[START OF Dataset excerpt]
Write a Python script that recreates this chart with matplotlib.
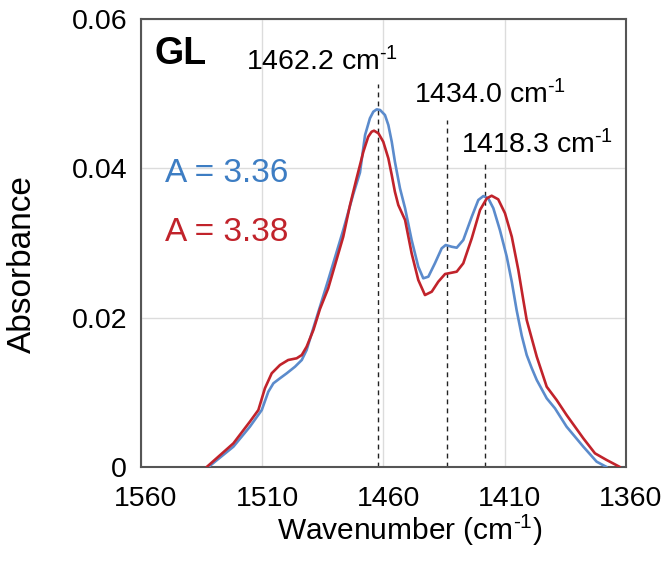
import matplotlib
matplotlib.use("Agg")
import matplotlib.pyplot as plt
from matplotlib.patches import Rectangle
import matplotlib.transforms as mtransforms

plt.rcParams["font.family"] = ["Liberation Sans", "DejaVu Sans"]
plt.rcParams["mathtext.fontset"] = "custom"
plt.rcParams["mathtext.rm"] = "Liberation Sans"
plt.rcParams["mathtext.it"] = "Liberation Sans:italic"
plt.rcParams["mathtext.bf"] = "Liberation Sans:bold"

# Spectrum A = 3.36 (blue)
wn_blue = [1532.2, 1521.9, 1515.1, 1510.2, 1507.5, 1505.4, 1502.7, 1499.9, 1496.5,
           1493.7, 1491.7, 1489.6, 1486.2, 1482.8, 1476.6, 1472.5, 1469.7, 1467.6,
           1465.6, 1464.2, 1462.8, 1461.4, 1459.4, 1458.0, 1456.6, 1455.3, 1453.2,
           1451.1, 1448.4, 1445.65, 1443.6, 1441.5, 1438.8, 1436.0, 1434.35, 1431.9,
           1429.8, 1427.1, 1423.6, 1420.9, 1418.8, 1416.8, 1414.7, 1412.0, 1409.2,
           1407.1, 1405.1, 1403.0, 1400.95, 1398.9, 1396.8, 1392.7, 1389.3, 1384.5,
           1377.6, 1372.1, 1368.0]
abs_blue = [0.0, 0.00272, 0.0054, 0.00763, 0.01008, 0.01121, 0.01188, 0.01255, 0.01343,
            0.01433, 0.01567, 0.01791, 0.02147, 0.02504, 0.03174, 0.0365, 0.03944, 0.04446,
            0.0467, 0.04758, 0.0479, 0.04781, 0.04714, 0.0458, 0.04356, 0.04089, 0.03732,
            0.03465, 0.0304, 0.02682, 0.02527, 0.02549, 0.02728, 0.02929, 0.02973, 0.0295,
            0.02937, 0.0304, 0.03352, 0.03576, 0.03629, 0.03598, 0.03465, 0.03174, 0.0282,
            0.0248, 0.0210, 0.0176, 0.0150, 0.01326, 0.01165, 0.0092, 0.00786, 0.0054,
            0.00272, 0.00071, 0.0]

# Spectrum A = 3.38 (red)
wn_red = [1532.9, 1521.9, 1515.1, 1511.6, 1508.9, 1506.1, 1502.7, 1499.3, 1495.8,
          1493.7, 1491.7, 1488.9, 1486.2, 1482.8, 1476.6, 1473.8, 1471.1, 1468.3,
          1466.3, 1464.9, 1463.9, 1462.1, 1460.1, 1458.0, 1456.6, 1455.3, 1453.9,
          1451.1, 1448.4, 1445.65, 1442.9, 1440.1, 1437.4, 1434.6, 1431.9, 1429.8,
          1427.1, 1423.6, 1420.2, 1417.4, 1415.4, 1412.7, 1409.9, 1407.1, 1404.4,
          1402.35, 1400.95, 1396.8, 1392.7, 1388.6, 1384.5, 1377.6, 1372.8, 1368.0,
          1362.5]
abs_red = [0.0, 0.00317, 0.00607, 0.00763, 0.01054, 0.01255, 0.01366, 0.01433, 0.01456,
           0.015, 0.01611, 0.01835, 0.02116, 0.02393, 0.03084, 0.03509, 0.03866, 0.04223,
           0.04423, 0.0449, 0.04504, 0.04469, 0.04356, 0.04134, 0.0391, 0.03687, 0.03509,
           0.03308, 0.02862, 0.02504, 0.02303, 0.02348, 0.02482, 0.02585, 0.02602, 0.02616,
           0.02728, 0.03063, 0.03442, 0.03598, 0.03633, 0.03585, 0.03398, 0.03084, 0.02638,
           0.02236, 0.01969, 0.01477, 0.01075, 0.00897, 0.00696, 0.00384, 0.00183, 0.00094,
           0.0]

peak_positions = [1462.2, 1434.0, 1418.3]
peak_tops = [0.0513, 0.0465, 0.0408]
peak_labels = ["1462.2", "1434.0", "1418.3"]

x_ticks = [1560, 1510, 1460, 1410, 1360]
y_ticks = [0, 0.02, 0.04, 0.06]
y_ticklabels = ["0", "0.02", "0.04", "0.06"]

blue = "#5B8BCC"
red = "#C1232B"
blue_text = "#3D7DC3"
red_text = "#C1232B"

fig = plt.figure(figsize=(6.71, 5.61), dpi=100)
ax = fig.add_axes([141 / 671, 1 - 467 / 561, 485 / 671, 448 / 561])

ax.set_xlim(1560, 1360)
ax.set_ylim(0, 0.06)
ax.set_axisbelow(True)
ax.grid(True, color="#DCDCDC", linewidth=1.0)

# white panel behind the A labels
ax.add_patch(Rectangle((1560, 0.0276), 1560 - 1487.4, 0.0451 - 0.0276,
                       facecolor="white", edgecolor="none", zorder=1))

for xp, top in zip(peak_positions, peak_tops):
    ax.plot([xp, xp], [0, top], color="#222222", linewidth=1.0,
            linestyle=(0, (3.5, 3.0)), zorder=2)

ax.plot(wn_blue, abs_blue, color=blue, linewidth=1.9, zorder=3,
        solid_capstyle="round", solid_joinstyle="round")
ax.plot(wn_red, abs_red, color=red, linewidth=1.9, zorder=4,
        solid_capstyle="round", solid_joinstyle="round")

ax.set_xticks(x_ticks)
ax.set_xticklabels([str(t) for t in x_ticks])
ax.set_yticks(y_ticks)
ax.set_yticklabels(y_ticklabels)
ax.tick_params(axis="both", length=0, labelsize=20.5, colors="black")
ax.tick_params(axis="x", pad=14)
ax.tick_params(axis="y", pad=10)
offset = mtransforms.ScaledTranslation(5 / 100, 0, fig.dpi_scale_trans)
for lbl in ax.get_xticklabels():
    lbl.set_transform(lbl.get_transform() + offset)

for sp in ax.spines.values():
    sp.set_color("#555555")
    sp.set_linewidth(1.5)

sup = r"$^{\text{-1}}$"

# peak annotations (baselines in figure coords)
label_pos = [(246, 70), (414, 103), (461, 153)]
for (px, py), lab in zip(label_pos, peak_labels):
    fig.text(px / 671, 1 - py / 561, lab + " cm" + sup, fontsize=20.5,
             ha="left", va="baseline", color="black")

fig.text(155 / 671, 1 - 64 / 561, "GL", fontsize=27, fontweight="bold",
         ha="left", va="baseline", color="black")
fig.text(165 / 671, 1 - 182 / 561, "A = 3.36", fontsize=24,
         ha="left", va="baseline", color=blue_text)
fig.text(165 / 671, 1 - 241 / 561, "A = 3.38", fontsize=24,
         ha="left", va="baseline", color=red_text)

fig.text(410 / 671, 1 - 540 / 561, "Wavenumber (cm" + sup + ")", fontsize=21.5,
         ha="center", va="baseline")
fig.text(22 / 671, 1 - 264 / 561, "Absorbance", fontsize=24, rotation=90,
         ha="center", va="center")

fig.savefig("out.png", dpi=100)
[END OF Dataset excerpt]
◆ **Requirements**:
Return each line from the material above exactly, but not the pictures.

◆ **Result of the task**:
Write a Python script that recreates this chart with matplotlib.
import matplotlib
matplotlib.use("Agg")
import matplotlib.pyplot as plt
from matplotlib.patches import Rectangle
import matplotlib.transforms as mtransforms

plt.rcParams["font.family"] = ["Liberation Sans", "DejaVu Sans"]
plt.rcParams["mathtext.fontset"] = "custom"
plt.rcParams["mathtext.rm"] = "Liberation Sans"
plt.rcParams["mathtext.it"] = "Liberation Sans:italic"
plt.rcParams["mathtext.bf"] = "Liberation Sans:bold"

# Spectrum A = 3.36 (blue)
wn_blue = [1532.2, 1521.9, 1515.1, 1510.2, 1507.5, 1505.4, 1502.7, 1499.9, 1496.5,
           1493.7, 1491.7, 1489.6, 1486.2, 1482.8, 1476.6, 1472.5, 1469.7, 1467.6,
           1465.6, 1464.2, 1462.8, 1461.4, 1459.4, 1458.0, 1456.6, 1455.3, 1453.2,
           1451.1, 1448.4, 1445.65, 1443.6, 1441.5, 1438.8, 1436.0, 1434.35, 1431.9,
           1429.8, 1427.1, 1423.6, 1420.9, 1418.8, 1416.8, 1414.7, 1412.0, 1409.2,
           1407.1, 1405.1, 1403.0, 1400.95, 1398.9, 1396.8, 1392.7, 1389.3, 1384.5,
           1377.6, 1372.1, 1368.0]
abs_blue = [0.0, 0.00272, 0.0054, 0.00763, 0.01008, 0.01121, 0.01188, 0.01255, 0.01343,
            0.01433, 0.01567, 0.01791, 0.02147, 0.02504, 0.03174, 0.0365, 0.03944, 0.04446,
            0.0467, 0.04758, 0.0479, 0.04781, 0.04714, 0.0458, 0.04356, 0.04089, 0.03732,
            0.03465, 0.0304, 0.02682, 0.02527, 0.02549, 0.02728, 0.02929, 0.02973, 0.0295,
            0.02937, 0.0304, 0.03352, 0.03576, 0.03629, 0.03598, 0.03465, 0.03174, 0.0282,
            0.0248, 0.0210, 0.0176, 0.0150, 0.01326, 0.01165, 0.0092, 0.00786, 0.0054,
            0.00272, 0.00071, 0.0]

# Spectrum A = 3.38 (red)
wn_red = [1532.9, 1521.9, 1515.1, 1511.6, 1508.9, 1506.1, 1502.7, 1499.3, 1495.8,
          1493.7, 1491.7, 1488.9, 1486.2, 1482.8, 1476.6, 1473.8, 1471.1, 1468.3,
          1466.3, 1464.9, 1463.9, 1462.1, 1460.1, 1458.0, 1456.6, 1455.3, 1453.9,
          1451.1, 1448.4, 1445.65, 1442.9, 1440.1, 1437.4, 1434.6, 1431.9, 1429.8,
          1427.1, 1423.6, 1420.2, 1417.4, 1415.4, 1412.7, 1409.9, 1407.1, 1404.4,
          1402.35, 1400.95, 1396.8, 1392.7, 1388.6, 1384.5, 1377.6, 1372.8, 1368.0,
          1362.5]
abs_red = [0.0, 0.00317, 0.00607, 0.00763, 0.01054, 0.01255, 0.01366, 0.01433, 0.01456,
           0.015, 0.01611, 0.01835, 0.02116, 0.02393, 0.03084, 0.03509, 0.03866, 0.04223,
           0.04423, 0.0449, 0.04504, 0.04469, 0.04356, 0.04134, 0.0391, 0.03687, 0.03509,
           0.03308, 0.02862, 0.02504, 0.02303, 0.02348, 0.02482, 0.02585, 0.02602, 0.02616,
           0.02728, 0.03063, 0.03442, 0.03598, 0.03633, 0.03585, 0.03398, 0.03084, 0.02638,
           0.02236, 0.01969, 0.01477, 0.01075, 0.00897, 0.00696, 0.00384, 0.00183, 0.00094,
           0.0]

peak_positions = [1462.2, 1434.0, 1418.3]
peak_tops = [0.0513, 0.0465, 0.0408]
peak_labels = ["1462.2", "1434.0", "1418.3"]

x_ticks = [1560, 1510, 1460, 1410, 1360]
y_ticks = [0, 0.02, 0.04, 0.06]
y_ticklabels = ["0", "0.02", "0.04", "0.06"]

blue = "#5B8BCC"
red = "#C1232B"
blue_text = "#3D7DC3"
red_text = "#C1232B"

fig = plt.figure(figsize=(6.71, 5.61), dpi=100)
ax = fig.add_axes([141 / 671, 1 - 467 / 561, 485 / 671, 448 / 561])

ax.set_xlim(1560, 1360)
ax.set_ylim(0, 0.06)
ax.set_axisbelow(True)
ax.grid(True, color="#DCDCDC", linewidth=1.0)

# white panel behind the A labels
ax.add_patch(Rectangle((1560, 0.0276), 1560 - 1487.4, 0.0451 - 0.0276,
                       facecolor="white", edgecolor="none", zorder=1))

for xp, top in zip(peak_positions, peak_tops):
    ax.plot([xp, xp], [0, top], color="#222222", linewidth=1.0,
            linestyle=(0, (3.5, 3.0)), zorder=2)

ax.plot(wn_blue, abs_blue, color=blue, linewidth=1.9, zorder=3,
        solid_capstyle="round", solid_joinstyle="round")
ax.plot(wn_red, abs_red, color=red, linewidth=1.9, zorder=4,
        solid_capstyle="round", solid_joinstyle="round")

ax.set_xticks(x_ticks)
ax.set_xticklabels([str(t) for t in x_ticks])
ax.set_yticks(y_ticks)
ax.set_yticklabels(y_ticklabels)
ax.tick_params(axis="both", length=0, labelsize=20.5, colors="black")
ax.tick_params(axis="x", pad=14)
ax.tick_params(axis="y", pad=10)
offset = mtransforms.ScaledTranslation(5 / 100, 0, fig.dpi_scale_trans)
for lbl in ax.get_xticklabels():
    lbl.set_transform(lbl.get_transform() + offset)

for sp in ax.spines.values():
    sp.set_color("#555555")
    sp.set_linewidth(1.5)

sup = r"$^{\text{-1}}$"

# peak annotations (baselines in figure coords)
label_pos = [(246, 70), (414, 103), (461, 153)]
for (px, py), lab in zip(label_pos, peak_labels):
    fig.text(px / 671, 1 - py / 561, lab + " cm" + sup, fontsize=20.5,
             ha="left", va="baseline", color="black")

fig.text(155 / 671, 1 - 64 / 561, "GL", fontsize=27, fontweight="bold",
         ha="left", va="baseline", color="black")
fig.text(165 / 671, 1 - 182 / 561, "A = 3.36", fontsize=24,
         ha="left", va="baseline", color=blue_text)
fig.text(165 / 671, 1 - 241 / 561, "A = 3.38", fontsize=24,
         ha="left", va="baseline", color=red_text)

fig.text(410 / 671, 1 - 540 / 561, "Wavenumber (cm" + sup + ")", fontsize=21.5,
         ha="center", va="baseline")
fig.text(22 / 671, 1 - 264 / 561, "Absorbance", fontsize=24, rotation=90,
         ha="center", va="center")

fig.savefig("out.png", dpi=100)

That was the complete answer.